Parameters: xs (Tuple[~X]) – A sequence of tuples of length 1 or more
Return type: Sequence[Union[~X, Tuple[~X]]]
Returns: An unpacked sequence of sequences

>>> unpack_singletons((1,), (1, 2), (1, 2, 3))
(1, (1, 2), (1, 2, 3))

upgrade_to_sequence(x)[source]

Ensure that the input is a sequence.

Note

While strings are technically also a sequence, i.e.,

isinstance("test", typing.Sequence) is True

this may lead to unexpected behaviour when calling upgrade_to_sequence(“test”). We thus handle strings as non-sequences. To recover the other behavior, the following may be used:

upgrade_to_sequence(tuple("test"))

Parameters: x (Union[~X, Sequence[~X]]) – A literal or sequence of literals
Return type: Sequence[~X]
Returns: If a literal was given, a one element tuple with it in it. Otherwise, return the given value.

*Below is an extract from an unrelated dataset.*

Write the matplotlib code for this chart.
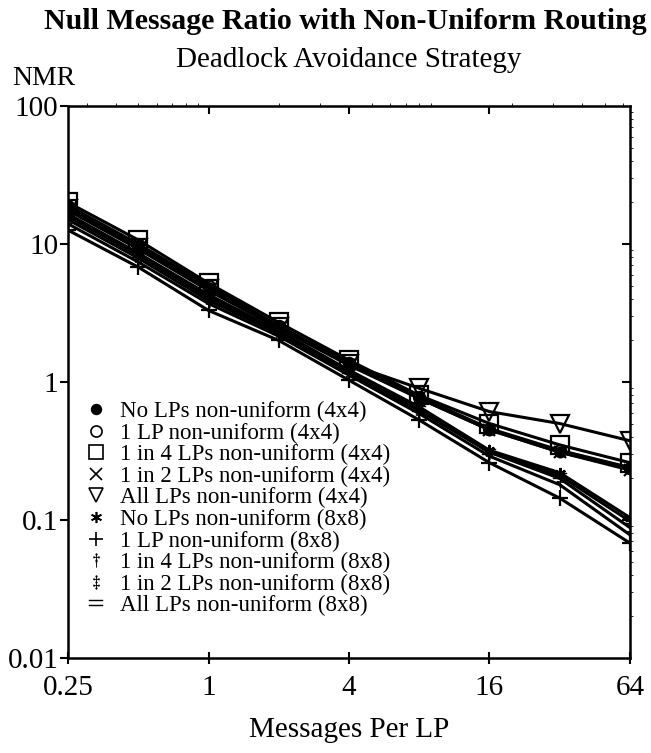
import matplotlib
matplotlib.use("Agg")
import matplotlib.pyplot as plt
from matplotlib.lines import Line2D

# Messages per LP (x) and null message ratio (y)
msgs = [0.25, 0.5, 1, 2, 4, 8, 16, 32, 64]

nmr_none_4 = [18.5, 9.6, 4.8, 2.5, 1.35, 0.76, 0.45, 0.31, 0.235]
nmr_one_4 = [19.0, 10.0, 5.0, 2.55, 1.38, 0.78, 0.46, 0.32, 0.24]
nmr_quarter_4 = [20.0, 10.7, 5.2, 2.7, 1.44, 0.80, 0.50, 0.35, 0.26]
nmr_half_4 = [17.5, 9.2, 4.6, 2.45, 1.32, 0.76, 0.45, 0.31, 0.23]
nmr_all_4 = [18.0, 9.4, 4.7, 2.5, 1.35, 0.90, 0.61, 0.50, 0.375]
nmr_none_8 = [16.5, 8.6, 4.3, 2.35, 1.22, 0.66, 0.32, 0.22, 0.104]
nmr_one_8 = [12.6, 6.8, 3.3, 2.0, 1.03, 0.53, 0.26, 0.144, 0.068]
nmr_quarter_8 = [14.0, 7.4, 3.7, 2.15, 1.12, 0.59, 0.29, 0.18, 0.078]
nmr_half_8 = [15.0, 7.9, 3.9, 2.25, 1.16, 0.62, 0.31, 0.20, 0.088]
nmr_all_8 = [15.8, 8.3, 4.1, 2.3, 1.2, 0.64, 0.31, 0.21, 0.098]

labels = ["No LPs non-uniform (4x4)",
          "1 LP non-uniform (4x4)",
          "1 in 4 LPs non-uniform (4x4)",
          "1 in 2 LPs non-uniform (4x4)",
          "All LPs non-uniform (4x4)",
          "No LPs non-uniform (8x8)",
          "1 LP non-uniform (8x8)",
          "1 in 4 LPs non-uniform (8x8)",
          "1 in 2 LPs non-uniform (8x8)",
          "All LPs non-uniform (8x8)"]

series = [nmr_none_4, nmr_one_4, nmr_quarter_4, nmr_half_4, nmr_all_4,
          nmr_none_8, nmr_one_8, nmr_quarter_8, nmr_half_8, nmr_all_8]

xticks = [0.25, 1, 4, 16, 64]
xticklabels = ["0.25", "1", "4", "16", "64"]
yticks = [0.01, 0.1, 1, 10, 100]
yticklabels = ["0.01", "0.1", "1", "10", "100"]

plt.rcParams['font.family'] = ['Liberation Serif', 'DejaVu Serif']
plt.rcParams['mathtext.fontset'] = 'stix'

# marker style for each series: (marker, size, edge width, filled)
styles = [('o', 7, 1.6, True), ('o', 8, 1.6, False), ('s', 13, 1.6, False),
          ('x', 8, 1.6, False), ('v', 13, 1.6, False), ((6, 2, 0), 8, 1.6, False),
          ('+', 11, 1.6, False), (r'$\dagger$', 11, 0.3, True),
          (r'$\ddagger$', 11, 0.3, True), (r'$=$', 10, 0.3, True)]

fig = plt.figure(figsize=(6.51, 7.53), dpi=100)
ax = fig.add_axes([0.1045, 0.1262, 0.8632, 0.733])

for ys, (m, ms, mew, filled) in zip(series, styles):
    ax.plot(msgs, ys, color='black', lw=2.2, marker=m, markersize=ms,
            markerfacecolor='black' if filled else 'none',
            markeredgecolor='black', markeredgewidth=mew)

ax.set_xscale('log', base=2)
ax.set_yscale('log')
ax.set_xlim(0.25, 64)
ax.set_ylim(0.01, 100)
ax.minorticks_off()
ax.set_xticks(xticks)
ax.set_xticklabels(xticklabels, fontsize=21)
ax.set_yticks(yticks)
ax.set_yticklabels(yticklabels, fontsize=21)
ax.tick_params(axis='y', direction='out', length=6, width=1.5, pad=1)
ax.tick_params(axis='x', direction='inout', length=8, width=1.5, pad=8)

for s in ax.spines.values():
    s.set_linewidth(1.8)

top = ax.secondary_xaxis('top')
top.set_xticks(xticks[1:-1])
top.tick_params(direction='in', length=6, width=1.5, labeltop=False)
right = ax.secondary_yaxis('right')
right.set_yticks(yticks[1:-1])
right.tick_params(direction='in', length=6, width=1.5, labelright=False)

ax.set_xlabel("Messages Per LP", fontsize=21, labelpad=12)
fig.text(0.018, 0.896, "NMR", fontsize=20, ha='left', va='center')
fig.text(0.53, 0.971, "Null Message Ratio with Non-Uniform Routing",
         fontsize=21.5, fontweight='bold', ha='center', va='center')
fig.text(0.535, 0.92, "Deadlock Avoidance Strategy", fontsize=21,
         ha='center', va='center')

handles = [Line2D([], [], linestyle='none', marker=m,
                  markersize=min(ms, 10), markerfacecolor='black' if filled else 'none',
                  markeredgecolor='black', markeredgewidth=min(mew, 1.2))
           for (m, ms, mew, filled) in styles]
ax.legend(handles, labels, loc='upper left', bbox_to_anchor=(0.0, 0.495),
          frameon=False, fontsize=16.5, handlelength=1, handletextpad=0.55,
          labelspacing=0.02, borderaxespad=0.3)

plt.savefig('out.png', dpi=100)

>>> upgrade_to_sequence(1)
(1,)
>>> upgrade_to_sequence((1, 2, 3))
(1, 2, 3)
>>> upgrade_to_sequence("test")
('test',)
>>> upgrade_to_sequence(tuple("test"))
('t', 'e', 's', 't')

view_complex(x)[source]

Convert a PyKEEN complex tensor representation into a torch one.

Return type: Tensor

env(file=None)[source]

Print the env or output as HTML if in Jupyter.

Param: The file to print to if not in a Jupyter setting. Defaults to sys.stdout
Returns: A IPython.display.HTML if in a Jupyter notebook setting, otherwise none.

Version information for PyKEEN.

get_git_branch()[source]

Get the PyKEEN branch, if installed from git in editable mode.

Return type: Optional[str]
Returns: Returns the name of the current branch, or None if not installed in development mode.

get_git_hash(terse=True)[source]

Get the PyKEEN git hash.

Return type: str
Returns: The git hash, equals ‘UNHASHED’ if encountered CalledProcessError, signifying that the code is not installed in development mode.

get_version(with_git_hash=False)[source]

Get the PyKEEN version string, including a git hash.

Parameters: with_git_hash (bool) – If set to True, the git hash will be appended to the version.
Return type: str
Returns: The PyKEEN version as well as the git hash, if the parameter with_git_hash was set to true.